Walk Through the Plan
Physically trace your normal routes through the plan with your finger — from the main entrance, to the kitchen, to the master bedroom, to the children's rooms. This mental simulation often reveals spatial issues that looking at the plan abstractly does not: a kitchen that requires crossing through a bedroom corridor, a bathroom that can only be accessed through a bedroom, an entry that has no place for shoes or bags.
Check Orientation and Light
Using the north arrow, check which direction key rooms face. Do the bedrooms get morning light if you want them to? Is the living area positioned to receive evening light for relaxed entertaining? Is the kitchen facing the direction you wanted?
Evaluate the Non-Obvious
Look for elements that a non-architect might miss: where are the storage areas? Is there enough room between the car and the gate when parked in the driveway? Where will the service areas — water tank, generator, utility room — be? Are they visible from the living areas?
Giving Feedback That Shapes the Design
Effective feedback at the schematic stage focuses on performance — whether the design achieves what you need — rather than aesthetics, which can be adjusted throughout the subsequent stages. The most useful feedback takes the form of problem statements rather than design instructions.
Instead of "Can you move the master bedroom to the other side of the building?" say "I am concerned about the master bedroom's proximity to the children's rooms — I need more acoustic separation." This gives the architect the problem to solve and the freedom to find the best architectural solution, which may or may not involve moving the room.

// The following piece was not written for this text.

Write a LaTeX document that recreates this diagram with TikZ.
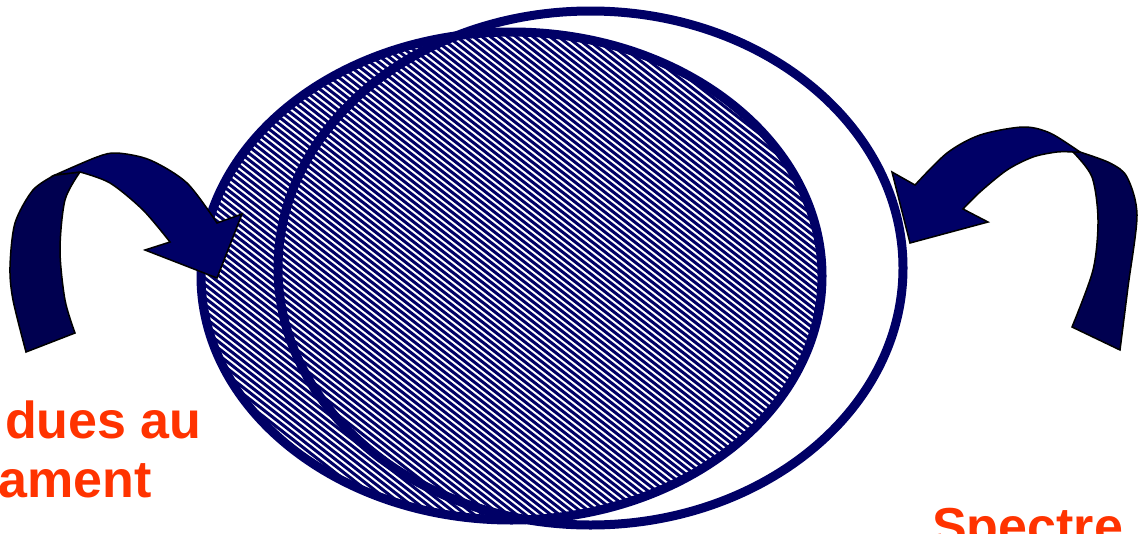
\documentclass[tikz,border=0pt]{standalone}
\usepackage{fontspec}
\setmainfont{Liberation Sans}
\definecolor{navy}{RGB}{0,0,102}
\definecolor{navydark}{RGB}{0,0,80}
\definecolor{lbl}{RGB}{255,51,0}
\begin{document}
\begin{tikzpicture}[x=1pt,y=-1pt,
  ring/.style={draw=navy,line width=9pt},
  hatchline/.style={draw=navy,line width=3pt},
  bandfront/.style={fill=navy,draw=black,line width=1.5pt,line join=miter},
  bandback/.style={fill=navydark,draw=black,line width=1.5pt,line join=miter},
  lbltext/.style={text=lbl,font=\fontsize{52}{59}\selectfont\bfseries,inner sep=0pt,anchor=base west}]
\useasboundingbox (0,0) rectangle (1138,533);
% hatched ellipse
\begin{scope}
  \clip (511.5,276) ellipse [x radius=310.5pt, y radius=244pt];
  \foreach \c in {-500,-491.5,...,1500}
    \draw[hatchline] (\c-700,-546) -- (\c+700,546);
\end{scope}
\draw[ring] (511.5,276) ellipse [x radius=310.5pt, y radius=244pt];
% outline ellipse
\draw[ring] (590.5,268) ellipse [x radius=312.5pt, y radius=257pt];
% left arrow
\filldraw[bandback] plot[smooth] coordinates {(26,352) (13,300) (10,267) (15,223) (33,190) (55,175)}
  -- (80,172) -- plot[smooth] coordinates {(80,172) (65,200) (60,250) (65,300) (75,333)} -- cycle;
\filldraw[bandfront] plot[smooth] coordinates {(55,175) (97,157) (117,153) (150,160) (187,183) (217,223)}
  -- (242,214) -- (217,278) -- (145,250) -- (170,242)
  -- plot[smooth] coordinates {(170,242) (143,210) (110,183) (80,172)} -- cycle;
% right arrow
\filldraw[bandback] plot[smooth] coordinates {(1120,350) (1128,287) (1137,215) (1127,177) (1110,163) (1080,152)}
  -- (1073,152) -- plot[smooth] coordinates {(1073,152) (1092,177) (1098,220) (1093,270) (1072,327)} -- cycle;
\filldraw[bandfront] plot[smooth] coordinates {(1080,152) (1050,133) (1023,127) (980,135) (947,153) (915,185)}
  -- (892,172) -- (910,243) -- (988,222) -- (963,209)
  -- plot[smooth] coordinates {(963,209) (980,192) (1007,170) (1033,157) (1057,152) (1073,152)} -- cycle;
% labels
\node[lbltext] (l1) at (5,438) {dues au};
\node[lbltext] (l2) at (-2,497) {ament};
\node[lbltext] (l3) at (932,544) {Spectre};
\end{tikzpicture}
\end{document}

If you are uncertain about any drawing, always ask for it to be explained before forming a view. Misreading a plan — a door that looks like a window, a space that reads larger than it is — leads to feedback based on an inaccurate understanding. Our guide on how to read architectural drawings as a client will help you interpret what you are being shown.
The schematic design stage leads into design development once the client's approval is obtained. To understand the full sequence from brief to completion, read our overview of how CITRA Associates approaches every new project.
To start a project conversation with our team, visit our contact page or learn more about our studio on the about page.
Frequently Asked Questions
How many design options should my architect present at the schematic stage?
Most architects present two or three schematic design options at the initial stage. This range allows the client to compare fundamentally different approaches to the design problem rather than just variations on a single idea. The goal is not choice for its own sake but productive comparison that leads to a clear design direction.
Can I ask for major changes after the schematic design is approved?
You can, but significant changes after schematic approval will require redesign work that may incur additional fees under your contract. This is why it is critical to review schematics carefully and resolve all major concerns before approving them. Minor adjustments are typically absorbed, but changes that affect the building's organisation or structure should be managed as formal revisions.
What is the difference between schematic design and design development?
Schematic design establishes the fundamental organisation of the building — the layout, spatial relationships, massing, and overall design direction. Design development adds detail: structural system, MEP coordination, material selections, door and window schedules, and enough specification to enable accurate cost estimation. Design development is the intermediate stage between schematic design and working drawings.